NEW YORK – Indian American filmmaker Mira Nair has received an Art of Change Fellowship from the Ford Foundation.
Nair was born and raised in Rourkela, India and attended Delhi University as well as Harvard University. She began her career as an actress before becoming a documentary filmmaker.
Her debut film in 1988, “Salaam Bombay!” won the Caméra d’Or and was nominated for an Academy Award for the ‘Best Foreign Language Film.’
The foundation notes that Nair is a “resourceful and determined independent filmmaker who casts unknowns alongside Hollywood stars,” and has made many good films, including; “Mississippi Masala,” “The Perez Family,” “Kama Sutra: A Tale of Love,” “Hysterical Blindness,” “Vanity Fair,” “The Namesake,” “Amelia” and “The Reluctant Fundamentalist.”
Her most recent film, “Queen of Katwe” which came out last year, starred Lupita Nyong’o and David Oyelowo and is based on the true story of the Ugandan chess prodigy, Phiona Mutesi and her most acclaimed film, “Monsoon Wedding” ran as a musical at Berkeley Repertory Theatre in California, where it was continually sold-out, this past summer.

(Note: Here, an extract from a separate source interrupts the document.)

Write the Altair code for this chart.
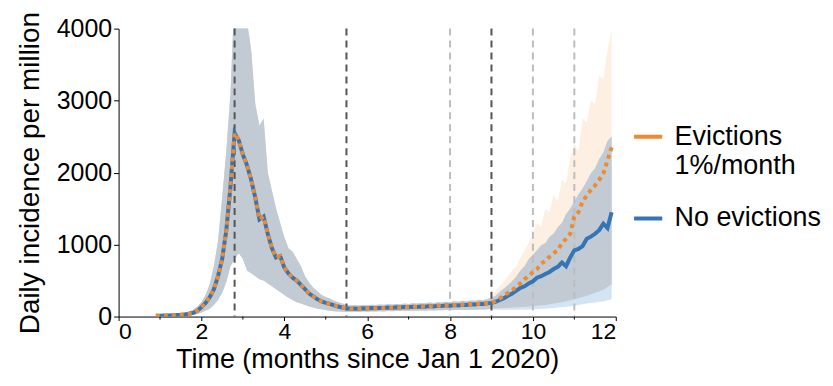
import altair as alt
import pandas as pd
import numpy as np

# time grid (months since Jan 1 2020)
months = [0.9, 1.0, 1.1, 1.2, 1.3, 1.4, 1.5, 1.6, 1.7, 1.8, 1.9,
          2.0, 2.1, 2.2, 2.3, 2.4, 2.5, 2.6, 2.7, 2.8, 2.9,
          3.0, 3.1, 3.2, 3.3, 3.4, 3.5, 3.6, 3.7, 3.8, 3.9,
          4.0, 4.1, 4.2, 4.3, 4.4, 4.5, 4.6, 4.7, 4.8, 4.9,
          5.0, 5.1, 5.2, 5.3, 5.4, 5.5, 5.6, 5.7, 5.8, 5.9,
          6.0, 6.1, 6.2, 6.3, 6.4, 6.5, 6.6, 6.7, 6.8, 6.9,
          7.0, 7.1, 7.2, 7.3, 7.4, 7.5, 7.6, 7.7, 7.8, 7.9,
          8.0, 8.1, 8.2, 8.3, 8.4, 8.5, 8.6, 8.7, 8.8, 8.9,
          9.0, 9.1, 9.2, 9.3, 9.4, 9.5, 9.6, 9.7, 9.8, 9.9,
          10.0, 10.1, 10.2, 10.3, 10.4, 10.5, 10.6, 10.7, 10.8, 10.9,
          11.0, 11.1, 11.2, 11.3, 11.4, 11.5, 11.6, 11.7, 11.8, 11.9]

# No evictions: mean, lower, upper
noev_mean = [10, 12, 14, 15, 18, 22, 25, 30, 38, 50, 80,
             130, 190, 270, 380, 560, 800, 1200, 1800, 2550, 2450,
             2250, 2100, 1900, 1650, 1350, 1390, 1150, 950, 820, 840,
             680, 600, 540, 500, 440, 380, 320, 280, 240, 210,
             190, 175, 155, 140, 125, 115, 110, 112, 108, 115,
             112, 118, 115, 120, 118, 125, 120, 128, 125, 132,
             128, 135, 132, 140, 136, 145, 140, 150, 146, 155,
             150, 160, 155, 165, 160, 170, 168, 178, 175, 185,
             190, 205, 230, 255, 290, 320, 360, 400, 420, 460,
             490, 540, 560, 590, 620, 660, 690, 750, 700, 820,
             920, 940, 980, 1080, 1110, 1150, 1200, 1290, 1230, 1450]
noev_lo = [5, 6, 7, 8, 9, 10, 12, 14, 17, 22, 35,
           55, 80, 110, 160, 230, 330, 480, 700, 800, 880,
           800, 640, 600, 560, 520, 500, 460, 420, 380, 340,
           300, 260, 230, 200, 180, 160, 140, 125, 110, 100,
           90, 80, 75, 70, 68, 65, 66, 68, 65, 70,
           68, 72, 70, 74, 72, 76, 74, 78, 76, 80,
           78, 82, 80, 84, 82, 86, 84, 88, 86, 90,
           88, 92, 90, 94, 92, 96, 95, 98, 97, 100,
           100, 98, 96, 95, 95, 95, 96, 97, 98, 99,
           100, 104, 108, 110, 115, 120, 125, 130, 135, 142,
           150, 160, 170, 180, 190, 195, 205, 210, 225, 240]
noev_hi = [15, 18, 22, 25, 30, 36, 45, 55, 70, 95, 140,
           200, 300, 450, 700, 1050, 1650, 2300, 3100, 4500, 4800,
           4600, 4100, 3700, 2950, 2650, 2750, 2000, 1750, 1500, 1300,
           1100, 950, 900, 800, 700, 560, 470, 400, 350, 300,
           270, 250, 220, 200, 180, 160, 155, 158, 152, 160,
           158, 165, 160, 168, 165, 172, 168, 176, 172, 180,
           176, 185, 180, 190, 186, 196, 190, 200, 196, 206,
           200, 212, 206, 218, 212, 224, 220, 232, 228, 245,
           260, 290, 340, 390, 440, 490, 560, 640, 700, 800,
           860, 920, 990, 1020, 1110, 1150, 1240, 1300, 1420, 1500,
           1600, 1700, 1780, 1880, 1990, 2060, 2190, 2280, 2440, 2500]

# Evictions 1%/month: mean, lower, upper
ev_mean = [10, 12, 14, 15, 18, 22, 25, 30, 38, 50, 80,
           130, 190, 270, 380, 560, 800, 1200, 1800, 2550, 2450,
           2250, 2100, 1900, 1650, 1350, 1390, 1150, 950, 820, 840,
           680, 600, 540, 500, 440, 380, 320, 280, 240, 210,
           190, 175, 155, 140, 125, 115, 110, 112, 108, 115,
           112, 118, 115, 120, 118, 125, 120, 128, 125, 132,
           128, 135, 132, 140, 136, 145, 140, 150, 146, 155,
           150, 160, 155, 165, 160, 170, 168, 178, 175, 185,
           190, 215, 250, 290, 330, 360, 420, 460, 520, 560,
           620, 660, 740, 770, 830, 880, 920, 1020, 1080, 1150,
           1390, 1450, 1600, 1680, 1760, 1820, 1900, 1990, 2170, 2350]
ev_lo = [5, 6, 7, 8, 9, 10, 12, 14, 17, 22, 35,
         55, 80, 110, 160, 230, 330, 480, 700, 800, 880,
         800, 640, 600, 560, 520, 500, 460, 420, 380, 340,
         300, 260, 230, 200, 180, 160, 140, 125, 110, 100,
         90, 80, 75, 70, 68, 65, 66, 68, 65, 70,
         68, 72, 70, 74, 72, 76, 74, 78, 76, 80,
         78, 82, 80, 84, 82, 86, 84, 88, 86, 90,
         88, 92, 90, 94, 92, 96, 95, 98, 97, 100,
         110, 112, 115, 118, 122, 125, 128, 132, 136, 140,
         145, 150, 156, 162, 170, 180, 190, 200, 212, 225,
         240, 255, 270, 290, 310, 330, 350, 370, 410, 450]
ev_hi = [15, 18, 22, 25, 30, 36, 45, 55, 70, 95, 140,
         200, 300, 450, 700, 1050, 1650, 2300, 3100, 4500, 4800,
         4600, 4100, 3700, 2950, 2650, 2750, 2000, 1750, 1500, 1300,
         1100, 950, 900, 800, 700, 560, 470, 400, 350, 300,
         270, 250, 220, 200, 180, 160, 155, 158, 152, 160,
         158, 165, 160, 168, 165, 172, 168, 176, 172, 180,
         176, 185, 180, 190, 186, 196, 190, 200, 196, 206,
         200, 212, 206, 218, 212, 224, 220, 232, 228, 245,
         260, 360, 420, 480, 560, 640, 700, 820, 920, 1020,
         1150, 1300, 1250, 1500, 1450, 1700, 1600, 1900, 1850, 2200,
         2400, 2300, 2750, 2700, 3000, 2950, 3350, 3300, 3700, 3980]

series_names = ["Evictions\n1%/month", "No evictions"]
series_colors = ["#ee8a30", "#3574b5"]

dark_events = [2.8, 5.5, 9]
light_events = [8, 10, 11]
minor_ticks = [1, 3, 5, 7, 9, 11]

df = pd.DataFrame({
    "t": months,
    "nm": noev_mean, "nlo": noev_lo, "nhi": noev_hi,
    "em": ev_mean, "elo": ev_lo, "ehi": ev_hi,
})
df["olo"] = np.maximum(df["nlo"], df["elo"])
df["ohi"] = np.minimum(df["nhi"], df["ehi"])

line_df = pd.concat([
    pd.DataFrame({"t": months, "v": noev_mean, "series": series_names[1]}),
    pd.DataFrame({"t": months, "v": ev_mean, "series": series_names[0]}),
])

xs = alt.Scale(domain=[0, 12], nice=False)
ys = alt.Scale(domain=[0, 4000], nice=False)
color_scale = alt.Scale(domain=series_names, range=series_colors)

X = alt.X("t:Q", scale=xs,
          axis=alt.Axis(values=[0, 2, 4, 6, 8, 10, 12], title="Time (months since Jan 1 2020)",
                        labelFontSize=23, labelPadding=0, tickSize=4, titleFontSize=27,
                        titleY=30, titleBaseline="top"))
Y_ax = alt.Axis(values=[0, 1000, 2000, 3000, 4000], format="d",
                title="Daily incidence per million",
                titleX=-80, titleBaseline="alphabetic")

base = alt.Chart(df)

band_ev = base.mark_area(color="#fdefe2", clip=True).encode(
    x=X, y=alt.Y("elo:Q", scale=ys, axis=Y_ax), y2="ehi:Q")
band_no = base.mark_area(color="#d3e4f4", clip=True).encode(
    x="t:Q", y="nlo:Q", y2="nhi:Q")
band_ov = base.mark_area(color="#c2cbd3", clip=True).encode(
    x="t:Q", y="olo:Q", y2="ohi:Q")

dark_rules = alt.Chart(pd.DataFrame({"t": dark_events})).mark_rule(
    color="#555555", strokeWidth=2, strokeDash=[7, 5]).encode(x="t:Q")
light_rules = alt.Chart(pd.DataFrame({"t": light_events})).mark_rule(
    color="#bdbdbd", strokeWidth=2, strokeDash=[7, 5]).encode(x="t:Q")

minor = alt.Chart(pd.DataFrame({"t": minor_ticks})).mark_rule(
    color="black", strokeWidth=1, clip=False).encode(
    x="t:Q", y=alt.value(289), y2=alt.value(292))

legend = alt.Legend(title=None, orient="none", legendX=515, legendY=92,
                    symbolType="stroke", symbolStrokeWidth=4, symbolSize=800,
                    symbolDash=[1, 0], labelFontSize=27, labelLimit=0,
                    labelOffset=10, rowPadding=23,
                    labelExpr="split(datum.label, '\\n')")

blue_line = alt.Chart(line_df).transform_filter(
    alt.datum.series == series_names[1]).mark_line(strokeWidth=4, clip=True).encode(
    x="t:Q", y="v:Q",
    color=alt.Color("series:N", scale=color_scale, legend=legend))
orange_line = alt.Chart(line_df).transform_filter(
    alt.datum.series == series_names[0]).mark_line(strokeWidth=4, strokeDash=[4, 4], clip=True).encode(
    x="t:Q", y="v:Q",
    color=alt.Color("series:N", scale=color_scale, legend=legend))

chart = alt.layer(
    band_ev, band_no, band_ov, light_rules, dark_rules, minor, blue_line, orange_line
).properties(
    width=499, height=289,
    autosize=alt.AutoSizeParams(type="none"),
    padding={"left": 111, "top": 20, "right": 210, "bottom": 68},
).configure_view(stroke=None).configure_axis(
    domainColor="black", tickColor="black", grid=False,
    labelFont="Liberation Sans", titleFont="Liberation Sans",
    labelFontSize=25, titleFontSize=28, labelColor="black", titleColor="black",
    titleFontWeight="normal", tickSize=5, labelPadding=2, titlePadding=4,
).configure_legend(labelFont="Liberation Sans", labelColor="black")

chart.save("out.html", embed_options={"renderer": "svg", "actions": False})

According to the foundation, Nair received a Padma Bhushan award in 1998 while she used the profits from “Salaam Bombay!” to create the Salaam Baalak Trust, which works with street children in India and in 2005, established the Maisha Film Lab in Kampala, Uganda, a non-profit training initiative for emerging East African filmmakers.
The Art of Change Fellowships supports visionary artists and cultural leaders who create powerful works of art that help advance freedom, justice and inclusion along with strengthening democracy.